Why more young Albertans are packing naloxone kits to save peers at bars and parties
CBC
Jordan Knapp notices a bag of cocaine on a glass table at a Calgary house party.
Then she looks at a friend sitting on a couch nearby. He's pale, silent. She touches him and notices how sweaty he is.
It's an overdose, she realizes. After years of experience as a social worker, the signs are clear.
She runs to another room and grabs a naloxone kit, a small pouch with an antidote to reverse opioid overdoses.
With the help of two others, she gets her friend into a cold shower and jabs the needle into his bottom.
"He came back after one vial," remembers Knapp, who had used naloxone kits before — but never on someone she knew.
"It was just very traumatic for me.… I think doing it on a friend was more traumatic than doing it on a stranger."
Knapp, who's 31, is far from the only young Albertan packing a naloxone kit these days to parties, bars and other social gatherings.
The number of free kits being distributed by the province through select pharmacies and community centres has jumped by 47 per cent year over year — to 65,149 in the first half of 2021 from 44,221 in the same period in 2020.
And young adults like Knapp and workers at pharmacies and community centres where they're being distributed tell CBC News that people in their 20s and 30s are driving much of the demand.
It's not surprising, given older teens and young adults are the fast-growing age group in Canada to need hospital care due to overdoses.
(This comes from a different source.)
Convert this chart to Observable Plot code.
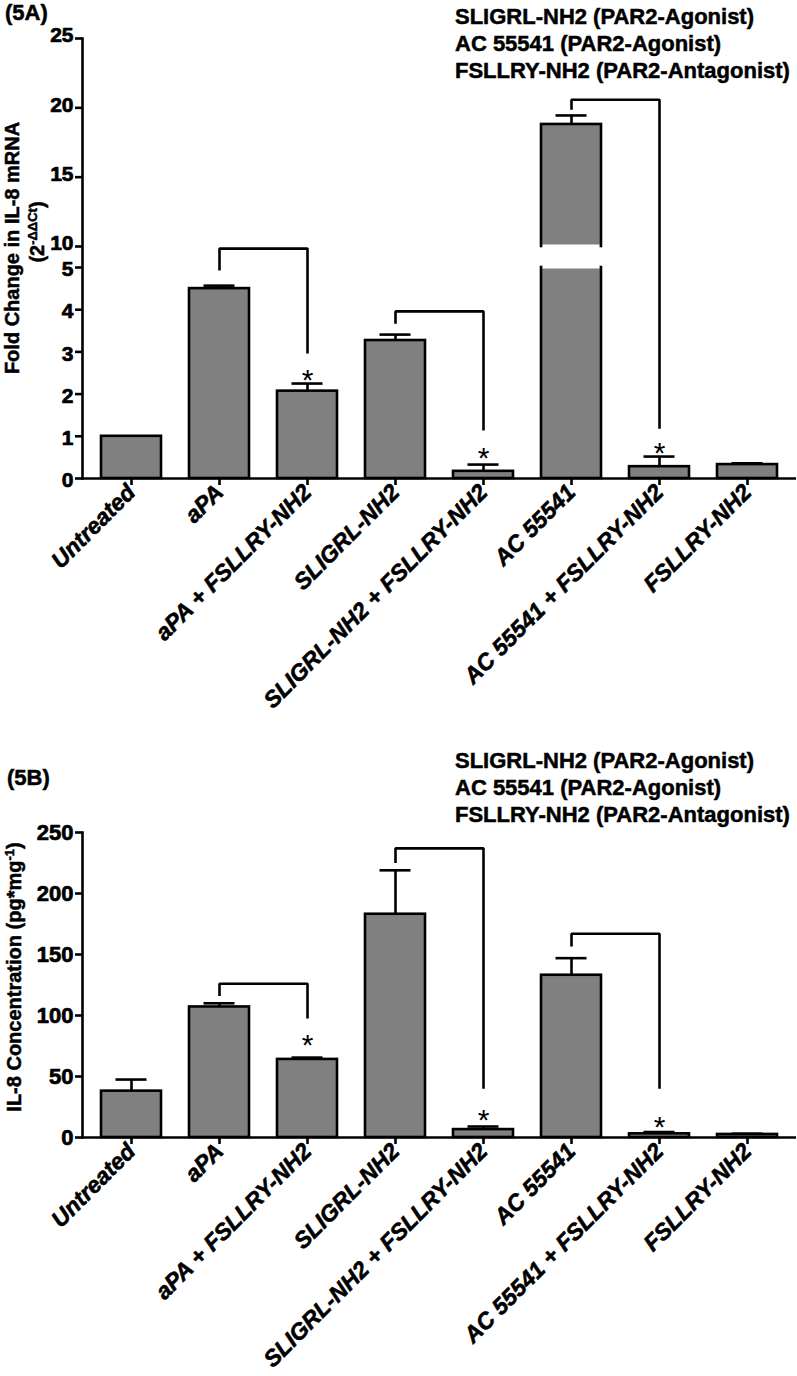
<!DOCTYPE html>
<html>
<head>
<meta charset="utf-8">
<script src="https://cdn.jsdelivr.net/npm/d3@7"></script>
<script src="https://cdn.jsdelivr.net/npm/@observablehq/plot@0.6"></script>
<style>
  body { margin: 0; background: #fff; }
  #wrap { position: relative; width: 797px; height: 1376px; overflow: hidden; font-family: "Liberation Sans", Arial, sans-serif; color: #000; }
  .abs { position: absolute; font-weight: bold; white-space: nowrap; -webkit-text-stroke: 0.5px #000; }
  .panel { position: absolute; left: 0; }
  .vlab { transform: translate(-50%, -50%) rotate(-90deg); transform-origin: center; line-height: 1; }
  sup { font-size: 0.65em; vertical-align: 0.55em; line-height: 0; }
</style>
</head>
<body>
<div id="wrap"></div>
<script>
// ---------------- data ----------------
const categories = ["Untreated", "aPA", "aPA + FSLLRY-NH2", "SLIGRL-NH2", "SLIGRL-NH2 + FSLLRY-NH2", "AC 55541", "AC 55541 + FSLLRY-NH2", "FSLLRY-NH2"];

// (5A) fold change in IL-8 mRNA
const mrnaMean = [1.0, 4.5, 2.07, 3.27, 0.17, 18.8, 0.28, 0.33];
const mrnaErr  = [0, 0.07, 0.18, 0.14, 0.16, 0.65, 0.24, 0.03];
const mrnaTicksLow = [0, 1, 2, 3, 4, 5];
const mrnaTicksHigh = [10, 15, 20, 25];
const mrnaBreak = [5, 10];          // axis break between these values
const mrnaTop = 25;
// brackets: from, to, left tip, top, right end
const mrnaBrackets = [
  ["aPA", "aPA + FSLLRY-NH2", 4.93, 9.5, 2.96],
  ["SLIGRL-NH2", "SLIGRL-NH2 + FSLLRY-NH2", 3.67, 3.96, 1.14],
  ["AC 55541", "AC 55541 + FSLLRY-NH2", 19.86, 20.58, 1.18]
];
const mrnaStars = [["aPA + FSLLRY-NH2", 2.51], ["SLIGRL-NH2 + FSLLRY-NH2", 0.66], ["AC 55541 + FSLLRY-NH2", 0.78]];

// (5B) IL-8 concentration
const il8Mean = [38, 107, 64, 183, 6.5, 133, 3, 2.5];
const il8Err  = [9.5, 3, 1.5, 36, 2.5, 14, 1.5, 0.6];
const il8Ticks = [0, 50, 100, 150, 200, 250];
const il8Brackets = [
  ["aPA", "aPA + FSLLRY-NH2", 116, 126, 97.5],
  ["SLIGRL-NH2", "SLIGRL-NH2 + FSLLRY-NH2", 225, 237, 40],
  ["AC 55541", "AC 55541 + FSLLRY-NH2", 156.6, 167, 40]
];
const il8Stars = [["aPA + FSLLRY-NH2", 82], ["SLIGRL-NH2 + FSLLRY-NH2", 20.5], ["AC 55541 + FSLLRY-NH2", 14.7]];

// texts
const panelTitles = ["(5A)", "(5B)"];
const legendLines = ["SLIGRL-NH2 (PAR2-Agonist)", "AC 55541 (PAR2-Agonist)", "FSLLRY-NH2 (PAR2-Antagonist)"];
const yTitleA = ["Fold Change in IL-8 mRNA", "(2<sup>-ΔΔCt</sup>)"];
const yTitleB = ["IL-8 Concentration (pg*mg<sup>-1</sup>)"];

// ---------------- helpers ----------------
const FONT = "'Liberation Sans', Arial, sans-serif";
const BAR_FILL = "#808080";
const SW = 2.6;
const yTickStyle = {tickSize: 7, tickFormat: () => "", label: null, strokeWidth: SW};
const yLabelStyle = {tickSize: 0, tickPadding: 9, fontSize: 21, fontWeight: "bold", label: null, textStroke: "#000", textStrokeWidth: 0.7};

function errRows(means, errs) {
  return categories.map((c, i) => ({cat: c, mean: means[i], hi: means[i] + errs[i], e: errs[i]})).filter(d => d.e > 0);
}
function bracketRows(list) {
  const rows = [];
  list.forEach(([a, b, tip, top, end], k) => {
    rows.push({id: k, cat: a, v: tip}, {id: k, cat: a, v: top}, {id: k, cat: b, v: top}, {id: k, cat: b, v: end});
  });
  return rows;
}
function starRows(list) { return list.map(([c, v]) => ({cat: c, v})); }

function commonMarks(errs, brackets, stars) {
  return [
    Plot.ruleX(errs, {x: "cat", y1: "mean", y2: "hi", stroke: "#000", strokeWidth: SW}),
    Plot.tickY(errs, {x: "cat", y: "hi", stroke: "#000", strokeWidth: SW, insetLeft: 14.5, insetRight: 14.5}),
    Plot.line(bracketRows(brackets), {x: "cat", y: "v", z: "id", stroke: "#000", strokeWidth: SW, strokeLinejoin: "miter", strokeLinecap: "butt"}),
    Plot.text(starRows(stars), {x: "cat", y: "v", text: () => "*", fontSize: 30, fontWeight: "normal", fontFamily: FONT, dy: 8, fill: "#000"}),
    Plot.axisX({tickSize: 7, tickPadding: 3, tickRotate: -45, fontSize: 23, fontWeight: "bold", fontStyle: "italic", label: null, strokeWidth: SW, textStroke: "#000", textStrokeWidth: 0.6}),
    Plot.ruleY([0], {stroke: "#000", strokeWidth: SW}),
    Plot.frame({anchor: "left", stroke: "#000", strokeWidth: SW})
  ];
}

const wrap = document.getElementById("wrap");
const W = 797;

// ---------------- panel A ----------------
const HA = 740;
const segA = [];
categories.forEach((c, i) => {
  const v = mrnaMean[i];
  segA.push({cat: c, y1: 0, y2: Math.min(v, mrnaBreak[0])});
  if (v > mrnaBreak[1]) segA.push({cat: c, y1: mrnaBreak[1], y2: v});
});
const gapA = categories.filter((c, i) => mrnaMean[i] > mrnaBreak[1]).map(c => ({cat: c, y1: mrnaBreak[0], y2: mrnaBreak[1]}));

const plotA = Plot.plot({
  width: W, height: HA,
  marginLeft: 82, marginRight: 1, marginTop: 38, marginBottom: HA - 478,
  style: {fontFamily: FONT, color: "#000", background: "transparent", overflow: "visible"},
  x: {domain: categories, paddingInner: 0.315, paddingOuter: 0.17, label: null},
  y: {type: "linear", domain: [0, mrnaBreak[0], mrnaBreak[1], mrnaTop], range: [478, 267, 246, 38], label: null},
  marks: [
    Plot.rectY(segA, {x: "cat", y1: "y1", y2: "y2", fill: BAR_FILL, stroke: "#000", strokeWidth: SW}),
    Plot.rectY(gapA, {x: "cat", y1: "y1", y2: "y2", fill: "#fff", insetLeft: 1.4, insetRight: 1.4, insetTop: -1.6, insetBottom: -1.6}),
    Plot.axisY([...mrnaTicksLow, ...mrnaTicksHigh], yTickStyle),
    Plot.axisY(mrnaTicksLow, {...yLabelStyle, dy: 2}),
    Plot.axisY(mrnaTicksHigh, {...yLabelStyle, dy: -3}),
    ...commonMarks(errRows(mrnaMean, mrnaErr), mrnaBrackets, mrnaStars)
  ]
});
plotA.classList.add("panel");
plotA.style.top = "0px";
wrap.appendChild(plotA);

// ---------------- panel B ----------------
const TB = 740, HB = 636;
const barsB = categories.map((c, i) => ({cat: c, v: il8Mean[i]}));
const plotB = Plot.plot({
  width: W, height: HB,
  marginLeft: 82, marginRight: 1, marginTop: 832 - TB, marginBottom: TB + HB - 1137,
  style: {fontFamily: FONT, color: "#000", background: "transparent", overflow: "visible"},
  x: {domain: categories, paddingInner: 0.315, paddingOuter: 0.17, label: null},
  y: {domain: [0, 250], label: null},
  marks: [
    Plot.rectY(barsB, {x: "cat", y: "v", fill: BAR_FILL, stroke: "#000", strokeWidth: SW}),
    Plot.axisY(il8Ticks, yTickStyle),
    Plot.axisY(il8Ticks, {...yLabelStyle, fontSize: 22}),
    ...commonMarks(errRows(il8Mean, il8Err), il8Brackets, il8Stars)
  ]
});
plotB.classList.add("panel");
plotB.style.top = TB + "px";
wrap.appendChild(plotB);

// ---------------- HTML text ----------------
function addDiv(html, css, cls) {
  const d = document.createElement("div");
  d.className = "abs" + (cls ? " " + cls : "");
  d.innerHTML = html;
  Object.assign(d.style, css);
  wrap.appendChild(d);
  return d;
}
addDiv(panelTitles[0], {left: "5px", top: "0px", fontSize: "22px"});
addDiv(panelTitles[1], {left: "7px", top: "765px", fontSize: "22px"});
const legA = [17, 44, 71], legB = [761, 788, 815];
legendLines.forEach((t, i) => {
  addDiv(t, {left: "455px", top: (legA[i] - 13) + "px", fontSize: "22px", lineHeight: "26px"});
  addDiv(t, {left: "455px", top: (legB[i] - 13) + "px", fontSize: "22px", lineHeight: "26px"});
});
addDiv(yTitleA[0], {left: "12px", top: "248px", fontSize: "20px"}, "vlab");
addDiv(yTitleA[1], {left: "37px", top: "232px", fontSize: "20px"}, "vlab");
addDiv(yTitleB[0], {left: "14px", top: "977px", fontSize: "20px"}, "vlab");
</script>
</body>
</html>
And in Alberta, which seems poised to have a record number of overdoses this year, more than half the fatalities since January have been among people in their 20s and 30s.
Knapp says she's saved dozens of people using naloxone kits while working as a social worker at a harm reduction facility.
But she also says she's used the kits in her personal life and administered naloxone to three people at parties or bars in the past two years.
"I actually find that I give out kits more to my friends and to people in the bar that are partying rather than people experiencing homelessness," said Knapp, who also works part-time as a server at a downtown bar.